Вечером у Морана, ставшего послом в Бухаресте. Настала осень, ласточки улетают прочь.
Париж, 30 августа 1943
На лестнице «Мажестик» в старую, затоптанную дорожку вделан свежий, мягкий кусок материи более ярких, светящихся тонов. Я заметил, что в этом месте замедляю подъем. Это к соотношению боли и времени.
Карл Шмитт пишет, что его чудесный берлинский дом — в развалинах. Из спасенного имущества он упоминает только картины Ная и Жилля, {168} и этот выбор верен, ибо произведения искусства относятся к магическому быту, важнейшему благу, которое можно приравнять изображению лар и пенатов.
Париж, 31 августа 1943
Обед с Абелем Боннаром на улице Талейрана. Разговор о морских путешествиях, летающих рыбах и Argonauto argo, о последнем аммоните, который только при абсолютном штиле поднимается в своей драгоценной оправе, как в роскошной лодке, из глубин и ведет свои игры. Затем о картине Гюдена на морской выставке, чьи детали я описал. Боннар рассказывал, что этот художник, изучая материал для своих панорамных кораблекрушений, дубинками расправлялся с прекрасными старыми моделями парусных судов XVIII века, приводя их в желаемое состояние.

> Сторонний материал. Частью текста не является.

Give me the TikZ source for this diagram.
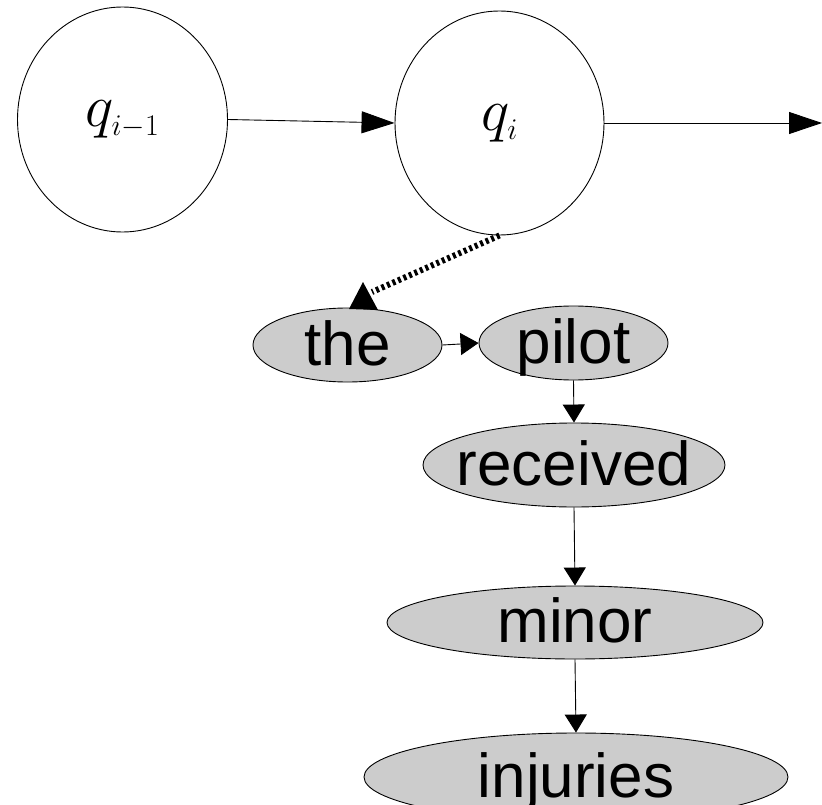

Зачем такая ясная голова, такой умница, как Боннар, забрался в дебри политики? Глядя на него, я вспомнил изречение Казановы о деятельности министра, якобы окруженной неким очарованием, — хоть он и не может это очарование объяснить, но видит его действие на всех, занимавших этот пост. XX веку достались только труд и ослиная поступь демоса, с коим рано или поздно придется считаться. К тому же и сомнительная репутация безостановочно набирает силу.